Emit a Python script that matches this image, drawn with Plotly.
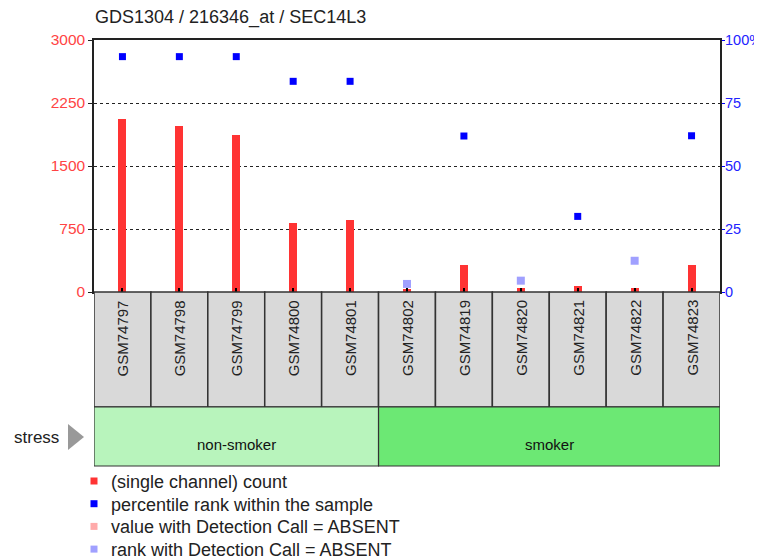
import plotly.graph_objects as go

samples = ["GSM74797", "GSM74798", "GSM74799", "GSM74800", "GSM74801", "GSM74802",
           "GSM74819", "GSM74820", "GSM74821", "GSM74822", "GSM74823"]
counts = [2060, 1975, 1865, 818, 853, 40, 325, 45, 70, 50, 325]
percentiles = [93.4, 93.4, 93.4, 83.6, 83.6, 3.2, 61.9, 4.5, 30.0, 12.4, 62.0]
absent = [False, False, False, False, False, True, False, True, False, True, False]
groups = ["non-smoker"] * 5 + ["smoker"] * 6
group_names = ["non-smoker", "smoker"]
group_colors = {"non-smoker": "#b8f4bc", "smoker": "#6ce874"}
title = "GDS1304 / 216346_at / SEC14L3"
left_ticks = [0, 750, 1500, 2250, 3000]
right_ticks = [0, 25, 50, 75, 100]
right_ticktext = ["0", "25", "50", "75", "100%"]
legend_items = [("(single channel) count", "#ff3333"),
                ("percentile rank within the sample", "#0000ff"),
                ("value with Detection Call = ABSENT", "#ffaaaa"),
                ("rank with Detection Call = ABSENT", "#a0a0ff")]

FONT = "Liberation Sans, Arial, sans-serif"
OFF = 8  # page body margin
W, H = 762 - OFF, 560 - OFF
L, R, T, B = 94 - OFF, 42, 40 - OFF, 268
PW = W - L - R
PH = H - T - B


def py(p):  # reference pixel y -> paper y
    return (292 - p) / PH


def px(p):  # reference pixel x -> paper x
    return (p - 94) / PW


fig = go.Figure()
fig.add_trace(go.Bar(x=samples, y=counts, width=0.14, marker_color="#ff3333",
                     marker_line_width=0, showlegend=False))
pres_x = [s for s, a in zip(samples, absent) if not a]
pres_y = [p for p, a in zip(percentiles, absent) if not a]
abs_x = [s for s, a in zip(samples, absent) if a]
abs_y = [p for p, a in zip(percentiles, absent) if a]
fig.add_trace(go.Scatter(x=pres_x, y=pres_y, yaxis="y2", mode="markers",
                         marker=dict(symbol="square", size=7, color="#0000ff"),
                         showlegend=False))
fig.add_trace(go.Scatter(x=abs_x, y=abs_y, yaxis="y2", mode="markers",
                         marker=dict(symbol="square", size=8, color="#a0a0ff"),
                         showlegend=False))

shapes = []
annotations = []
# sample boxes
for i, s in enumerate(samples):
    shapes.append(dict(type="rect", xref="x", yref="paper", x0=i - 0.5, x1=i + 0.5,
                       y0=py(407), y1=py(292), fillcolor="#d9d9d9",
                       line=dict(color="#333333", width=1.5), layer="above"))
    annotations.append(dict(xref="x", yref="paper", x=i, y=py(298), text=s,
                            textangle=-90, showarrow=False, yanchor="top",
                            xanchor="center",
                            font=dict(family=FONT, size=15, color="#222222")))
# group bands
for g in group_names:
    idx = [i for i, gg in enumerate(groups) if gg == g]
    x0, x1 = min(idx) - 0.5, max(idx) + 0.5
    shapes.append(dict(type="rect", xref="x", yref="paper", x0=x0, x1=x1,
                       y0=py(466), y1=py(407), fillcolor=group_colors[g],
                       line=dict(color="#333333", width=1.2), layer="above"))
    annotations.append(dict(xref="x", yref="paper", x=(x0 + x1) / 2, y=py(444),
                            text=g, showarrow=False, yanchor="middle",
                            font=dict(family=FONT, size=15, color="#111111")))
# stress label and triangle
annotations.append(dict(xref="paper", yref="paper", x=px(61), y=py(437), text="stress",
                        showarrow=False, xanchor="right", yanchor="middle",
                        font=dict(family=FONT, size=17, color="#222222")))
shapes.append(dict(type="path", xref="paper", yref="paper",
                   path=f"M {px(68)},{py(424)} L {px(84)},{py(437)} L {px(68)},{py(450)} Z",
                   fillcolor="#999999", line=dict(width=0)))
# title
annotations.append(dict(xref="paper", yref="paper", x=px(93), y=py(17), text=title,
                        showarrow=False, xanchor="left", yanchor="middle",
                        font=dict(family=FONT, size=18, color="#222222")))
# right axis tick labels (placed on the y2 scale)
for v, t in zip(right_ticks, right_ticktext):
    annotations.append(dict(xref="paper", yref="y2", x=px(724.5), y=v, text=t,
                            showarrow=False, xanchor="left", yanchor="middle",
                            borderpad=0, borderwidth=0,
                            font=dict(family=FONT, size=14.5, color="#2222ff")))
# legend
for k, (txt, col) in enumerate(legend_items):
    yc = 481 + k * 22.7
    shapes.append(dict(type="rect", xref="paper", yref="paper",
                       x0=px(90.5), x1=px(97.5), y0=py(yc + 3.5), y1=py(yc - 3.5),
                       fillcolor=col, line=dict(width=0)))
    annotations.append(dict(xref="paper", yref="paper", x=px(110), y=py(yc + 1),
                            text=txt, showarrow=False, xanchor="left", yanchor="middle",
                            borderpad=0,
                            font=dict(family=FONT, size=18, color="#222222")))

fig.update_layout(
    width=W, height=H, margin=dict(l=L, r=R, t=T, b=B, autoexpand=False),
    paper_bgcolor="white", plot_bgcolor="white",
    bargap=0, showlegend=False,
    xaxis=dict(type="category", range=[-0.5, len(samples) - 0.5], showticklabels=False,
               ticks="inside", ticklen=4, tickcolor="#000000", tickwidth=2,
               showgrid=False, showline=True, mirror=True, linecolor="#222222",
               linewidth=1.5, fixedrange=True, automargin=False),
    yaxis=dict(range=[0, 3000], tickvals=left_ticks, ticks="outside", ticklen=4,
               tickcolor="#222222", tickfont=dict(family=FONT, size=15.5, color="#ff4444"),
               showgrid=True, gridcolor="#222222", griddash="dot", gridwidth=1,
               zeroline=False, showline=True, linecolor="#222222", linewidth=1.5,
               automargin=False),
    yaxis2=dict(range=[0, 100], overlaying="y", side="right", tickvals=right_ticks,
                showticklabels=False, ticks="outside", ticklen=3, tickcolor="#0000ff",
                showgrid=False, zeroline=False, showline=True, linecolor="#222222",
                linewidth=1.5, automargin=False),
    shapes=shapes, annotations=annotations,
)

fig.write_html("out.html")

■ Aim of the exercise
From the material above, copy everything exactly but the pictures.

■ Solution for this problem
Emit a Python script that matches this image, drawn with Plotly.
import plotly.graph_objects as go

samples = ["GSM74797", "GSM74798", "GSM74799", "GSM74800", "GSM74801", "GSM74802",
           "GSM74819", "GSM74820", "GSM74821", "GSM74822", "GSM74823"]
counts = [2060, 1975, 1865, 818, 853, 40, 325, 45, 70, 50, 325]
percentiles = [93.4, 93.4, 93.4, 83.6, 83.6, 3.2, 61.9, 4.5, 30.0, 12.4, 62.0]
absent = [False, False, False, False, False, True, False, True, False, True, False]
groups = ["non-smoker"] * 5 + ["smoker"] * 6
group_names = ["non-smoker", "smoker"]
group_colors = {"non-smoker": "#b8f4bc", "smoker": "#6ce874"}
title = "GDS1304 / 216346_at / SEC14L3"
left_ticks = [0, 750, 1500, 2250, 3000]
right_ticks = [0, 25, 50, 75, 100]
right_ticktext = ["0", "25", "50", "75", "100%"]
legend_items = [("(single channel) count", "#ff3333"),
                ("percentile rank within the sample", "#0000ff"),
                ("value with Detection Call = ABSENT", "#ffaaaa"),
                ("rank with Detection Call = ABSENT", "#a0a0ff")]

FONT = "Liberation Sans, Arial, sans-serif"
OFF = 8  # page body margin
W, H = 762 - OFF, 560 - OFF
L, R, T, B = 94 - OFF, 42, 40 - OFF, 268
PW = W - L - R
PH = H - T - B


def py(p):  # reference pixel y -> paper y
    return (292 - p) / PH


def px(p):  # reference pixel x -> paper x
    return (p - 94) / PW


fig = go.Figure()
fig.add_trace(go.Bar(x=samples, y=counts, width=0.14, marker_color="#ff3333",
                     marker_line_width=0, showlegend=False))
pres_x = [s for s, a in zip(samples, absent) if not a]
pres_y = [p for p, a in zip(percentiles, absent) if not a]
abs_x = [s for s, a in zip(samples, absent) if a]
abs_y = [p for p, a in zip(percentiles, absent) if a]
fig.add_trace(go.Scatter(x=pres_x, y=pres_y, yaxis="y2", mode="markers",
                         marker=dict(symbol="square", size=7, color="#0000ff"),
                         showlegend=False))
fig.add_trace(go.Scatter(x=abs_x, y=abs_y, yaxis="y2", mode="markers",
                         marker=dict(symbol="square", size=8, color="#a0a0ff"),
                         showlegend=False))

shapes = []
annotations = []
# sample boxes
for i, s in enumerate(samples):
    shapes.append(dict(type="rect", xref="x", yref="paper", x0=i - 0.5, x1=i + 0.5,
                       y0=py(407), y1=py(292), fillcolor="#d9d9d9",
                       line=dict(color="#333333", width=1.5), layer="above"))
    annotations.append(dict(xref="x", yref="paper", x=i, y=py(298), text=s,
                            textangle=-90, showarrow=False, yanchor="top",
                            xanchor="center",
                            font=dict(family=FONT, size=15, color="#222222")))
# group bands
for g in group_names:
    idx = [i for i, gg in enumerate(groups) if gg == g]
    x0, x1 = min(idx) - 0.5, max(idx) + 0.5
    shapes.append(dict(type="rect", xref="x", yref="paper", x0=x0, x1=x1,
                       y0=py(466), y1=py(407), fillcolor=group_colors[g],
                       line=dict(color="#333333", width=1.2), layer="above"))
    annotations.append(dict(xref="x", yref="paper", x=(x0 + x1) / 2, y=py(444),
                            text=g, showarrow=False, yanchor="middle",
                            font=dict(family=FONT, size=15, color="#111111")))
# stress label and triangle
annotations.append(dict(xref="paper", yref="paper", x=px(61), y=py(437), text="stress",
                        showarrow=False, xanchor="right", yanchor="middle",
                        font=dict(family=FONT, size=17, color="#222222")))
shapes.append(dict(type="path", xref="paper", yref="paper",
                   path=f"M {px(68)},{py(424)} L {px(84)},{py(437)} L {px(68)},{py(450)} Z",
                   fillcolor="#999999", line=dict(width=0)))
# title
annotations.append(dict(xref="paper", yref="paper", x=px(93), y=py(17), text=title,
                        showarrow=False, xanchor="left", yanchor="middle",
                        font=dict(family=FONT, size=18, color="#222222")))
# right axis tick labels (placed on the y2 scale)
for v, t in zip(right_ticks, right_ticktext):
    annotations.append(dict(xref="paper", yref="y2", x=px(724.5), y=v, text=t,
                            showarrow=False, xanchor="left", yanchor="middle",
                            borderpad=0, borderwidth=0,
                            font=dict(family=FONT, size=14.5, color="#2222ff")))
# legend
for k, (txt, col) in enumerate(legend_items):
    yc = 481 + k * 22.7
    shapes.append(dict(type="rect", xref="paper", yref="paper",
                       x0=px(90.5), x1=px(97.5), y0=py(yc + 3.5), y1=py(yc - 3.5),
                       fillcolor=col, line=dict(width=0)))
    annotations.append(dict(xref="paper", yref="paper", x=px(110), y=py(yc + 1),
                            text=txt, showarrow=False, xanchor="left", yanchor="middle",
                            borderpad=0,
                            font=dict(family=FONT, size=18, color="#222222")))

fig.update_layout(
    width=W, height=H, margin=dict(l=L, r=R, t=T, b=B, autoexpand=False),
    paper_bgcolor="white", plot_bgcolor="white",
    bargap=0, showlegend=False,
    xaxis=dict(type="category", range=[-0.5, len(samples) - 0.5], showticklabels=False,
               ticks="inside", ticklen=4, tickcolor="#000000", tickwidth=2,
               showgrid=False, showline=True, mirror=True, linecolor="#222222",
               linewidth=1.5, fixedrange=True, automargin=False),
    yaxis=dict(range=[0, 3000], tickvals=left_ticks, ticks="outside", ticklen=4,
               tickcolor="#222222", tickfont=dict(family=FONT, size=15.5, color="#ff4444"),
               showgrid=True, gridcolor="#222222", griddash="dot", gridwidth=1,
               zeroline=False, showline=True, linecolor="#222222", linewidth=1.5,
               automargin=False),
    yaxis2=dict(range=[0, 100], overlaying="y", side="right", tickvals=right_ticks,
                showticklabels=False, ticks="outside", ticklen=3, tickcolor="#0000ff",
                showgrid=False, zeroline=False, showline=True, linecolor="#222222",
                linewidth=1.5, automargin=False),
    shapes=shapes, annotations=annotations,
)

fig.write_html("out.html")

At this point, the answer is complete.